The disparity between these policies makes no sense to me. It looks to me like the Digital Equity Act was killed for the simple reason that it had the name ‘equity’ in its title. But digital equity never had any of the connotations that politicians classify as DEI. Digital Equity has always been an effort to help people learn more about and master computer technology and broadband. It makes no sense not to have digital equity as a goal if we want everybody to be able to use AI or communicate with the government online.

The BEAD grants were trimmed back for one reason only – to save money. The new Administration sent folks into every nook and cranny of the government to find ways to save money. On the surface, this isn’t a bad thing, and I have to think that many of the cuts to government expenses are good in the long run. But BEAD was never about spending money. BEAD is an infrastructure bill. There are reams of economic studies that show that spending money on infrastructure always returns more to the economy than the cost.
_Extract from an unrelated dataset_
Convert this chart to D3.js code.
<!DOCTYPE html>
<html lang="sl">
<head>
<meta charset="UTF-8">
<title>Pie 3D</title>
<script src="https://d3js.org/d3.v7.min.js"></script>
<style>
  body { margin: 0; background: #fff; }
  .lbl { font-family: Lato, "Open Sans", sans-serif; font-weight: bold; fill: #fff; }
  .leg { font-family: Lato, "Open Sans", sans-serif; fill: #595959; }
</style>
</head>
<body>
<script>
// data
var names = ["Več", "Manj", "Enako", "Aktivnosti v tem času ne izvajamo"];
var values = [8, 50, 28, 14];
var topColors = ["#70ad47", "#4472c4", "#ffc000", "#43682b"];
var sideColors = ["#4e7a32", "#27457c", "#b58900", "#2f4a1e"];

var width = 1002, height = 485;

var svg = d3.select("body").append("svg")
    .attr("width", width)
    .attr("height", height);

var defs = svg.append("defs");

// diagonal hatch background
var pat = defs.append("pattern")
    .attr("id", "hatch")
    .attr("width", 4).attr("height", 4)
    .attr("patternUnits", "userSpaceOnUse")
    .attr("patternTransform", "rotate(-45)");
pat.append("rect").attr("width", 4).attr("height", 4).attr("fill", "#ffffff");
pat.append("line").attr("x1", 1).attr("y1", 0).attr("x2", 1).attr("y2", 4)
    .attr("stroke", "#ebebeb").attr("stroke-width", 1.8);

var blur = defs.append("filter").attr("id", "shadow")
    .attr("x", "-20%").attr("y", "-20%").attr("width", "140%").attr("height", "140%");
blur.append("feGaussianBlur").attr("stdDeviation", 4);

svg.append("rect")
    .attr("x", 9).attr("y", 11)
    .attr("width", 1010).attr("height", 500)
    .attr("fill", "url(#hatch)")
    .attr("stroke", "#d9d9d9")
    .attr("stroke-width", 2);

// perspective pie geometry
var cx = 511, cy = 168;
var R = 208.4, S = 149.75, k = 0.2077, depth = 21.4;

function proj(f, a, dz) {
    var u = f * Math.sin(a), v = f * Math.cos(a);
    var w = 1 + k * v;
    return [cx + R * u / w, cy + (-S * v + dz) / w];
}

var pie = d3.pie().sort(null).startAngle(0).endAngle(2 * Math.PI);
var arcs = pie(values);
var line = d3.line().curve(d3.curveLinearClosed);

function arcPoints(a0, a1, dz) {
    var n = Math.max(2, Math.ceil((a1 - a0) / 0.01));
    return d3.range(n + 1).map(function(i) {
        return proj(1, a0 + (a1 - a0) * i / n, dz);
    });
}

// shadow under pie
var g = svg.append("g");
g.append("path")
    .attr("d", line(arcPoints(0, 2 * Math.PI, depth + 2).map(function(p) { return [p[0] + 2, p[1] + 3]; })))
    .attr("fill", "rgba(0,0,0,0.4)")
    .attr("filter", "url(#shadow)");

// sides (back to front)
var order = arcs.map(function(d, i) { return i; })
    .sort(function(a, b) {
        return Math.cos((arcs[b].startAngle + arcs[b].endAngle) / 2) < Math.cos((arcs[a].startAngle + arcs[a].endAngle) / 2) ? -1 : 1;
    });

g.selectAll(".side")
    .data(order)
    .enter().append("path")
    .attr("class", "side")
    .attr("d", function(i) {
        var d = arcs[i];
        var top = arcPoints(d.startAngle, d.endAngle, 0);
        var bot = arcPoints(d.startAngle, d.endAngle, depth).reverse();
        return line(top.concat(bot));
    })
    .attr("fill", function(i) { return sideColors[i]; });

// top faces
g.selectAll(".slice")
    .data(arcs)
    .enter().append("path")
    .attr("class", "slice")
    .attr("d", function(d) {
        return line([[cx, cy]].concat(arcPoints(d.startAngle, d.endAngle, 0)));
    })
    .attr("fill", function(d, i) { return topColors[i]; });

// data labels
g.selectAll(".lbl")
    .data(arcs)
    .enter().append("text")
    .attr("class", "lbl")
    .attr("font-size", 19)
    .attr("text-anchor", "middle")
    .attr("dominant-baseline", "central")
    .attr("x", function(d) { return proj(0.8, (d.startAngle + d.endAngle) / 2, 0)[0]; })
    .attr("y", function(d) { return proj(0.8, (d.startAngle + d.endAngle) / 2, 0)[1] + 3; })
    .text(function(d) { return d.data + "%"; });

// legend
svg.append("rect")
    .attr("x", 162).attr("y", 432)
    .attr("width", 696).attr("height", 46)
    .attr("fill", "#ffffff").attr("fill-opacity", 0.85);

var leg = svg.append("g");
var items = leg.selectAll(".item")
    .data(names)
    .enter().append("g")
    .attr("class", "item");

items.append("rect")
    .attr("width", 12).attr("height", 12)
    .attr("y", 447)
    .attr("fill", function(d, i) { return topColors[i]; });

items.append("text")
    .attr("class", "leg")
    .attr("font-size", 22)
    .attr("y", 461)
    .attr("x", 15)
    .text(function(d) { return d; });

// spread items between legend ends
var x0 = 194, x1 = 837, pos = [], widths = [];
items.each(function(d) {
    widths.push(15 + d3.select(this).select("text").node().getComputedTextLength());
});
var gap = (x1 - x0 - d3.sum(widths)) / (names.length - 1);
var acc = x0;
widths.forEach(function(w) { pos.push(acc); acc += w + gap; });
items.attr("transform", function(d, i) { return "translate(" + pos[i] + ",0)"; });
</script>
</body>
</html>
Just in my part of North Carolina, there are a bunch of counties where all of the BEAD awards went to satellite broadband. Set aside that Western North Carolina is mountainous and heavily wooded, and there will be homes that won’t be able to get adequate broadband from the satellites. Set aside that many of these counties have low overall incomes and many folks won’t be able to afford the satellite broadband.

The bigger issue is that building fiber is about a lot more than just bringing broadband to homes. When counties get a fiber network, they can start to get creative to find ways to leverage a new network to improve the local economy. Satellite broadband is finally starting to deliver the broadband that the average home needs to join the modern world. But satellite broadband isn’t going to support schools. It’s not going to enable a county to attract a new factory. Satellite is not going to enable a county to seek ways to improve cellular coverage. Fiber is the infrastructure needed to help the overall community, while satellite broadband just helps customers who can afford it.
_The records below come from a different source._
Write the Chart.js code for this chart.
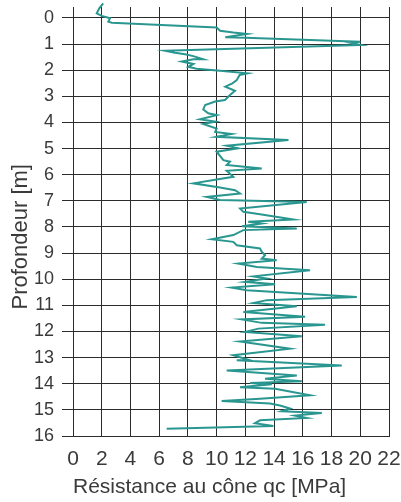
<!DOCTYPE html>
<html>
<head>
<meta charset="utf-8">
<script src="https://cdn.jsdelivr.net/npm/chart.js@4.4.0/dist/chart.umd.min.js"></script>
<style>
	html, body { margin: 0; padding: 0; background: #fff; }
	#wrap { width: 401px; height: 502px; }
</style>
</head>
<body>
<div id="wrap"><canvas id="cptChart"></canvas></div>
<script>
// Cone resistance qc [MPa] against depth [m]
const qc = [
	2.1, 1.83, 1.65, 2.0, 2.58, 2.46, 2.7, 10.0, 10.24, 11.16, 12.1, 10.6, 12.0, 20.0, 19.3, 20.0,
	6.4, 7.1, 7.8, 8.38, 9.07, 8.38, 7.57, 8.38, 8.03, 8.6, 10.24, 12.14, 11.6, 11.4, 11.1, 10.6,
	11.28, 10.93, 10.58, 9.9, 9.2, 9.07, 9.42, 10.0, 8.84, 9.9, 9.07, 10.0, 9.9, 11.05, 10.0, 15.0,
	10.7, 11.5, 10.0, 10.47, 10.93, 10.7, 12.1, 13.14, 10.7, 11.16, 10.0, 8.38, 10.24, 11.28, 11.63,
	9.31, 10.24, 16.27, 11.63, 11.86, 13.02, 15.34, 12.2, 13.14, 11.75, 15.58, 11.86, 11.16, 9.66,
	11.16, 11.4, 13.02, 13.14, 13.37, 13.14, 14.18, 11.51, 12.8, 16.5, 12.56, 13.49, 11.98, 14.07,
	11.05, 12.1, 19.76, 13.49, 12.56, 15.58, 11.86, 16.16, 11.75, 13.14, 17.55, 12.9, 11.98, 15.93,
	11.63, 15.11, 11.16, 12.2, 11.4, 18.71, 10.7, 15.58, 13.37, 15.93, 12.33, 13.84, 11.63, 14.07,
	16.5, 13.02, 10.35, 13.72, 14.41, 15.11, 14.53, 17.32, 15.46, 16.27, 13.02, 12.67, 13.95, 6.52,
]
const depth = [
	-0.56, -0.37, -0.18, -0.08, 0.01, 0.14, 0.18, 0.36, 0.49, 0.56, 0.61, 0.74, 0.76, 0.91, 0.95, 1.03,
	1.25, 1.33, 1.39, 1.46, 1.58, 1.58, 1.67, 1.76, 1.87, 1.94, 2.02, 2.12, 2.18, 2.38, 2.5, 2.63,
	2.79, 2.95, 3.14, 3.2, 3.33, 3.5, 3.65, 3.72, 3.88, 3.97, 4.06, 4.23, 4.36, 4.44, 4.55, 4.67,
	4.89, 4.99, 5.12, 5.44, 5.5, 5.63, 5.7, 5.76, 5.85, 6.08, 6.18, 6.33, 6.49, 6.59, 6.72,
	6.85, 6.97, 7.04, 7.29, 7.42, 7.51, 7.71, 7.8, 7.87, 7.97, 8.06, 8.12, 8.31, 8.47,
	8.57, 8.7, 8.82, 8.95, 9.08, 9.21, 9.27, 9.4, 9.53, 9.66, 9.89, 9.97, 10.1, 10.19,
	10.32, 10.42, 10.68, 10.8, 10.91, 11.03, 11.25, 11.44, 11.54, 11.67, 11.74, 11.89, 12.02, 12.18,
	12.38, 12.66, 12.91, 13.08, 13.1, 13.3, 13.49, 13.68, 13.81, 13.9, 13.97, 14.02, 14.13, 14.19,
	14.44, 14.57, 14.66, 14.76, 14.83, 14.95, 15.05, 15.12, 15.22, 15.31, 15.4, 15.51, 15.62, 15.72,
]
const depthTicks = [0, 1, 2, 3, 4, 5, 6, 7, 8, 9, 10, 11, 12, 13, 14, 15, 16]
const qcTicks = [0, 2, 4, 6, 8, 10, 12, 14, 16, 18, 20, 22]

const gridColor = '#2b2b2b'
const textColor = '#3a3a3a'
const fontFamily = '"Liberation Sans", Arial, Helvetica, sans-serif'

window.addEventListener('DOMContentLoaded', () => {
	const ctx = document.getElementById('cptChart')
	new Chart(ctx.getContext('2d'), {
		type: 'line',
		data: {
			datasets: [
				{
					data: qc.map((v, i) => ({ x: v, y: depth[i] })),
					borderColor: '#2a9690',
					borderWidth: 2,
					pointRadius: 0,
					tension: 0,
					fill: false,
					clip: false,
				},
			],
		},
		options: {
			responsive: true,
			maintainAspectRatio: false,
			animation: false,
			layout: {
				padding: { top: 7, left: 3, right: 0, bottom: 0 },
			},
			plugins: {
				legend: { display: false },
				tooltip: { enabled: false },
			},
			scales: {
				x: {
					type: 'linear',
					min: qcTicks[0],
					max: qcTicks[qcTicks.length - 1],
					afterBuildTicks: (axis) => {
						axis.ticks = qcTicks.map((v) => ({ value: v }))
					},
					afterFit: (axis) => {
						axis.height = 66
						axis.paddingLeft = 0
						axis.paddingRight = 12
					},
					grid: {
						color: gridColor,
						lineWidth: 1,
						drawTicks: false,
					},
					border: { color: gridColor, width: 1 },
					ticks: {
						color: textColor,
						padding: 11,
						maxRotation: 0,
						autoSkip: false,
						font: { family: fontFamily, size: 21 },
					},
					title: {
						display: true,
						align: 'start',
						text: 'Résistance au cône qc [MPa]',
						color: textColor,
						padding: { top: 4, bottom: 2 },
						font: { family: fontFamily, size: 21 },
					},
				},
				y: {
					type: 'linear',
					reverse: true,
					min: -0.42,
					max: 16,
					afterBuildTicks: (axis) => {
						axis.ticks = depthTicks.map((v) => ({ value: v }))
					},
					afterFit: (axis) => {
						axis.width = 70
						axis.paddingTop = 0
						axis.paddingBottom = 0
					},
					grid: {
						color: gridColor,
						lineWidth: 1,
						tickLength: 11,
					},
					border: { color: gridColor, width: 1 },
					ticks: {
						color: textColor,
						padding: 8,
						autoSkip: false,
						font: { family: fontFamily, size: 18 },
					},
					title: {
						display: true,
						text: 'Profondeur [m]     ',
						color: textColor,
						padding: { top: 5, bottom: 2 },
						font: { family: fontFamily, size: 22 },
					},
				},
			},
		},
	})
})
</script>
</body>
</html>
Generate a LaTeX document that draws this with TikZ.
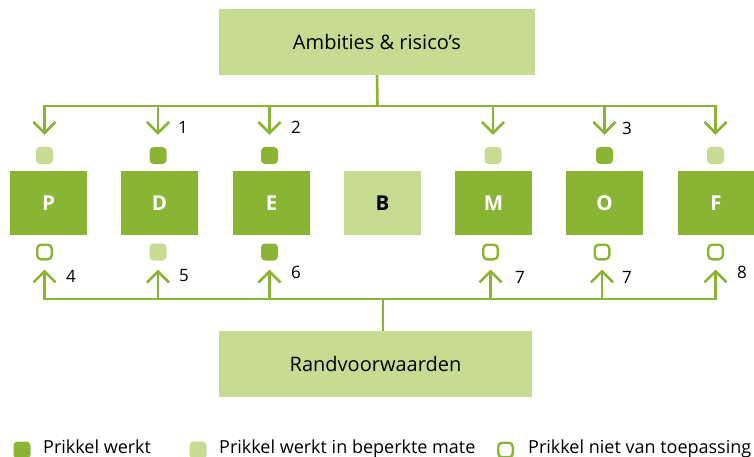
\documentclass[tikz,border=0pt]{standalone}
\usepackage{fontspec}
\setmainfont{Open Sans}
\usetikzlibrary{arrows.meta}
\definecolor{dk}{RGB}{138,181,52}
\definecolor{lt}{RGB}{200,219,146}
\begin{document}
\begin{tikzpicture}[x=1pt,y=-1pt,
  wire/.style={draw=dk, line width=2.6pt},
  bus/.style={wire, line cap=rect},
  arr/.style={wire, -{Straight Barb[length=11pt,width=22pt]}},
  bigbox/.style={fill=lt, minimum width=316pt, minimum height=66pt, inner sep=0pt,
    font=\fontsize{20}{24}\selectfont},
  letterbox/.style={fill=dk, minimum width=77pt, minimum height=64pt, inner sep=0pt,
    text=white, font=\fontsize{20.5}{24}\selectfont\bfseries},
  lightbox/.style={letterbox, fill=lt, text=black},
  sq/.style={minimum size=17pt, inner sep=0pt, rounded corners=4pt},
  sqd/.style={sq, fill=dk},
  sql/.style={sq, fill=lt},
  sqo/.style={sq, minimum size=14.6pt, draw=dk, line width=2.4pt, fill=white},
  num/.style={inner sep=0pt, font=\fontsize{17}{20}\selectfont},
  leg/.style={anchor=base west, inner sep=0pt, font=\fontsize{18}{22}\selectfont}
]
\useasboundingbox (0,0) rectangle (754,457);

% main boxes
\node[bigbox] (amb) at (377,42) {Ambities \& risico’s};
\node[bigbox, minimum width=313pt] (rand) at (375.5,364) {Randvoorwaarden};

% letter boxes
\node[letterbox] (P) at (48.5,203) {P};
\node[letterbox] (D) at (159.5,203) {D};
\node[letterbox] (E) at (271.5,203) {E};
\node[lightbox]  (B) at (382.5,203) {B};
\node[letterbox] (M) at (493.5,203) {M};
\node[letterbox] (O) at (604.5,203) {O};
\node[letterbox, minimum width=76pt] (F) at (716,203) {F};

% status markers above the boxes
\node[sql] (uP) at (44.5,155.5) {};
\node[sqd] (uD) at (158,155.5) {};
\node[sqd] (uE) at (269.5,155.5) {};
\node[sql] (uM) at (493,155.5) {};
\node[sqd] (uO) at (604.5,155.5) {};
\node[sql] (uF) at (715.5,155.5) {};

% status markers below the boxes
\node[sqo] (lP) at (44.5,252) {};
\node[sql] (lD) at (158,252) {};
\node[sqd] (lE) at (269.5,252) {};
\node[sqo] (lM) at (490.5,252) {};
\node[sqo] (lO) at (602,252) {};
\node[sqo] (lF) at (715.5,252) {};

% upper distribution line
\coordinate (tJ) at (377.5,106);
\foreach \n in {P,D,E,M,O,F} \coordinate (t\n) at (u\n |- tJ);
\draw[wire] (amb.south) -- (tJ);
\draw[bus] (tP) -- (tF);
\foreach \n in {P,D,E,M,O,F} \draw[arr, shorten >=12pt] (t\n) -- (u\n.north);

% lower distribution line
\coordinate (bJ) at (383,299);
\foreach \n in {P,D,E,M,O,F} \coordinate (b\n) at (l\n |- bJ);
\draw[wire] (rand.north -| bJ) -- (bJ);
\draw[bus] (bP) -- (bF);
\foreach \n in {P,D,E,M,O,F} \draw[arr, shorten >=9pt] (b\n) -- (l\n.south);

% footnote numbers
\node[num] (n1) at (183,127) {1};
\node[num] (n2) at (296,127) {2};
\node[num] (n3) at (627,128) {3};
\node[num] (n4) at (71,276) {4};
\node[num] (n5) at (184,276) {5};
\node[num] (n6) at (296,272) {6};
\node[num] (n7a) at (520,277) {7};
\node[num] (n7b) at (627,277) {7};
\node[num] (n8) at (742,272) {8};

% legend
\node[sqd] (k1) at (22,450) {};
\node[leg] (t1) at (43,453) {Prikkel werkt};
\node[sql] (k2) at (198,450) {};
\node[leg] (t2) at (219,453) {Prikkel werkt in beperkte mate};
\node[sqo] (k3) at (505.5,450) {};
\node[leg] (t3) at (528,453) {Prikkel niet van toepassing};
\end{tikzpicture}
\end{document}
I know this is probably coming across as another rant, but I know I’m right. BEAD and the Digital Equity Act were tools that could have made a big difference in rural communities. I’m pretty sure that by killing broadband programs that AI will not be coming to the rural counties in Western North Carolina. Folks here are going to fall through the cracks because they will be unable to communicate with FEMA and other government agencies. It feels like the government is making a conscious decision to exclude Western North Carolina. I don’t think this is deliberate, but unfortunately, by pursuing misaligned priorities, that’s exactly what is happening. The current government is making far too many decisions in a vacuum without considering the bigger picture.

6 thoughts on “Misaligned Priorities

  1. Hi Doug, You are right!! One of the best summaries of where we are right now. I too live in the Asheville area and was frustrated to see the satellite wins in the latest announcements. It seems even our state-level officials fell victim. I had hopes at least a couple of them had visited the WNC mountains before. I am curious if you agree that it will end up being a coop type business model that ends up filling the gaps left when the current round of funding is over and they have declared victory. Seems we have seen this story before.
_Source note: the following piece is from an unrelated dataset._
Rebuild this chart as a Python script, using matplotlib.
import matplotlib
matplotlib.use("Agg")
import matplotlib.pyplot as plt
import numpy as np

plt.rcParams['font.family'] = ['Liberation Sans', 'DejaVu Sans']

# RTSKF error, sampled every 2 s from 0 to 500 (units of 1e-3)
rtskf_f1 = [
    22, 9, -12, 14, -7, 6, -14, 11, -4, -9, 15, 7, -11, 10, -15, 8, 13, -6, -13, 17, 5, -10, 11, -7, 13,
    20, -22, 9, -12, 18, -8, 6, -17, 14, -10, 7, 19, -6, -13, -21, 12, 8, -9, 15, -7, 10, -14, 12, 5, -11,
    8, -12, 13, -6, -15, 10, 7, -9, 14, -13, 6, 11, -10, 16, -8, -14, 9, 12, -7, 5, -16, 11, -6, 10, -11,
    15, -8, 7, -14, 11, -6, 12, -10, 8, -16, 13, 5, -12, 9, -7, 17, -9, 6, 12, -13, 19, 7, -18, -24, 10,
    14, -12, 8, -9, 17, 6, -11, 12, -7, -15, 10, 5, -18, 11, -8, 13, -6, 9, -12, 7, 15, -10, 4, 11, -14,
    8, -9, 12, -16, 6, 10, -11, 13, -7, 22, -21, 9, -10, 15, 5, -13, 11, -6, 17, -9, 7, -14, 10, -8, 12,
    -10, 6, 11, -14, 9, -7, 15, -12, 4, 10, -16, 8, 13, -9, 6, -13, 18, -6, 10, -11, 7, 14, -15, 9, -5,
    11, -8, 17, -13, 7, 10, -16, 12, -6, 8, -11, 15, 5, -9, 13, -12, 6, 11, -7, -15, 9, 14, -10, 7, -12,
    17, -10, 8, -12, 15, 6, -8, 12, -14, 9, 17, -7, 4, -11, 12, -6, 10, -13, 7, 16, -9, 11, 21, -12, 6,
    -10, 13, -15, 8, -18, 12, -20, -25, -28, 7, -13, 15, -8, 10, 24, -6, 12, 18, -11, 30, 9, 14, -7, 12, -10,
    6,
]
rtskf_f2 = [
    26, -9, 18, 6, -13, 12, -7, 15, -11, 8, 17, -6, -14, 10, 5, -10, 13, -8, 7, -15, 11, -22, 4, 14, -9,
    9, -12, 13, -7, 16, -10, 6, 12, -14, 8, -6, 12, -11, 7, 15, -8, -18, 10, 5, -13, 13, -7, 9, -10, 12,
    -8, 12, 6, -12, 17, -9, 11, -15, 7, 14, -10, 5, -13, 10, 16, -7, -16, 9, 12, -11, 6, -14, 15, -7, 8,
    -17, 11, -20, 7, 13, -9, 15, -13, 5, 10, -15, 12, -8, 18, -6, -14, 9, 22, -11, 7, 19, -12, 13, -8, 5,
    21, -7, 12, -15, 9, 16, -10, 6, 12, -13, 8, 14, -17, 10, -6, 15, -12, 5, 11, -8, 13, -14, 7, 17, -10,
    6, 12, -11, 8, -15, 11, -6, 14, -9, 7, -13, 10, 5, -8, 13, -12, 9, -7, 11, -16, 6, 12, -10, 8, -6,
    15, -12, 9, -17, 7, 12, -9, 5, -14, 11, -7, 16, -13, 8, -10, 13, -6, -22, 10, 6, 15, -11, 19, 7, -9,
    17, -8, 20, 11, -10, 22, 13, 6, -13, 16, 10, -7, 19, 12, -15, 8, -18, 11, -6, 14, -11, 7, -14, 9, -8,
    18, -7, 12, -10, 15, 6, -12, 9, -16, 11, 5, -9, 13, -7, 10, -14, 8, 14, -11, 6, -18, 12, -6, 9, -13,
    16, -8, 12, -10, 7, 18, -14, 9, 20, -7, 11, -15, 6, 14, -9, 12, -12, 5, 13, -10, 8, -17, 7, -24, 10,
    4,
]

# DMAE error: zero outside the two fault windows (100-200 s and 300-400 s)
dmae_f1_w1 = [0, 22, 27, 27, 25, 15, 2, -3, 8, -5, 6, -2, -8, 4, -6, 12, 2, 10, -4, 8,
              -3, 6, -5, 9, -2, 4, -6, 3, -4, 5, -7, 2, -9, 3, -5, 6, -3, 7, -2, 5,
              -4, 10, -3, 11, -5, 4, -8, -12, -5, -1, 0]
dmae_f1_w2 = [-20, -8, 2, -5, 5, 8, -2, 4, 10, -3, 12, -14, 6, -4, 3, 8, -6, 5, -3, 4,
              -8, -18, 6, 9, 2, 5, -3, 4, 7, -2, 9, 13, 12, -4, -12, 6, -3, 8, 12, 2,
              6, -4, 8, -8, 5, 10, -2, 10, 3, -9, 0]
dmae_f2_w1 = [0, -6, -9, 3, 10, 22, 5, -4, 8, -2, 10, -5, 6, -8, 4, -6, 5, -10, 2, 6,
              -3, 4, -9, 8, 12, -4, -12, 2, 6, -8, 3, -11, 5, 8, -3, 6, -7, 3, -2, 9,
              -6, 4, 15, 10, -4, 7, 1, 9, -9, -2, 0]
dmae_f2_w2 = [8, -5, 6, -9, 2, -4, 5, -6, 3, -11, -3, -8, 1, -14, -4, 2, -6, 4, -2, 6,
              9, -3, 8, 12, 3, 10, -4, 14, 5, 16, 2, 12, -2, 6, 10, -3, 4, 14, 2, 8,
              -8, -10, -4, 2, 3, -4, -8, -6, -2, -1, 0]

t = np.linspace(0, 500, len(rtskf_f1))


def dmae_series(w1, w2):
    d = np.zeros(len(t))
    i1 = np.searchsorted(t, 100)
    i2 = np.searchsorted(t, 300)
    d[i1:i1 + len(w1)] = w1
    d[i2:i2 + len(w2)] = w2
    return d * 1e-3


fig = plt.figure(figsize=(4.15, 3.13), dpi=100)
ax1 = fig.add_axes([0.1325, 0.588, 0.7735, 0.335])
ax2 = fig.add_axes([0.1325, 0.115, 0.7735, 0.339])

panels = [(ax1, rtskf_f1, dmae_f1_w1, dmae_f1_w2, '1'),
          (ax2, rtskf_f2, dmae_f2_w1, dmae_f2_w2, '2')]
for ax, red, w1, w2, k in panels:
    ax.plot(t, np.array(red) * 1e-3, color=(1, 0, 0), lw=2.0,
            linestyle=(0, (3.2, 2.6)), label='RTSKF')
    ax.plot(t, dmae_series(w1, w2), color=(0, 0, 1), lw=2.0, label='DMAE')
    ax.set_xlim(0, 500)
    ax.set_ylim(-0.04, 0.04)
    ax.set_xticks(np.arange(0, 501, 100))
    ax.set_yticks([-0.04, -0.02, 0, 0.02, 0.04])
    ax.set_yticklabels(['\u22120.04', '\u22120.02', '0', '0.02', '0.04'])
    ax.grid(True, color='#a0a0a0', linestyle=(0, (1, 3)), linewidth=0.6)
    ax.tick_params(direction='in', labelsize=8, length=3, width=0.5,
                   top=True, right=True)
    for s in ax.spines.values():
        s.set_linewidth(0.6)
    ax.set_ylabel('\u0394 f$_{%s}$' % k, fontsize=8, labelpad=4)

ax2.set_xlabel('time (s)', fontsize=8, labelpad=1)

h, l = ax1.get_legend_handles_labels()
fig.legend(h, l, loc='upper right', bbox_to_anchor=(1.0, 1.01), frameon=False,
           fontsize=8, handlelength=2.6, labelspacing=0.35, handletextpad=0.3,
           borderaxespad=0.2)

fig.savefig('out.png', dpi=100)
  2. “who aren’t given the tools”
    100% of people in the US have access to broadband, suitable for work. Any argument to this can simply be met by me saying ‘starlink’. The entire argument that people don’t have to tools to get connected is moot by whispering ‘starlink’. And it costs less that their cigarette habit. It costs so little that companies will pay for starlink for remote workers. ie, they have been offered the tools. ‘given’ is a dangerous word to use because a free hammer never pounds a nail.

    The digital equity act was a social outreach program, not an infrastructure plan. It deserved to die.

    BEAD is also mostly this. It has gone out of it’s way to disallow building of actual infrastructure, only ‘last-mile’. It deserves to be gutted or killed also.

    These plans should be scrapped in their entirety and a new plan to build REAL infrastructure, carrier open access fiber on every US highway with access available for every community at essentially the ‘offramp’ to that community. Something that will outlast short-term funding, and outlast a bankruptcy from a failed last-mile ISP etc.

    GPON to the home is not infrastructure. Long haul fiber to a community is infrastructure.

    • I have Starlink and disagree on the 100%. Particularly on wooded slopes in the eastern mountains from Maine to Georgia, Starlink has regular short (seconds) gaps and frequent long (minutes) gaps. BEAD wasn’t about fixing problems in compact, coherent towns and cities on an off ramp on I-90, I-80, I-60, I-40 banging across the midwest. It was about putting fiber on the sides of houses in irregular and sparsely populated areas a long way (20+) miles from an interstate, or even a US Route. I am the chair of ECFiber in Vermont and I’m glad we figured out how to do what BEAD was supposed to do ten years ago and don’t have to worry about it — in fact we didn’t apply for a dime. I just read your comment Dan and think you simply haven’t seen enough of the lower 48 to appreciate how problematic your simple solution proves to be in a sizable fraction of the country.

      • you’ve isolated a tiny corner case. I’ve been.. everywhere. Worked in literally every state. Purchased consumer broadband in every state, and purchased ‘carrier’ products in most states.

        You saying you guys did this without BEAD only proves all my points. If we’re spending billions of dollars to get your cabin 20 miles from anything then we must be so flush with extra money to handle these luxuries yeah?

      • It’s not a corner case, there are plenty of places in the eastern part of the country where cable companies have not built out and phone companies have not replaced copper — these tend to be rural, mountainous areas with an average of ~12 serviceable locations per mile, if you include the denser village areas, 6 if you don’t. There’s no case for making the investment and so far there has been exactly one area like this which has self-organized to deal with this ‘market failure’ — ours. Go to EMMA and look for East Central Vermont Telecommunications District and read our limited offering memorandum for the 2023 Series A bonds.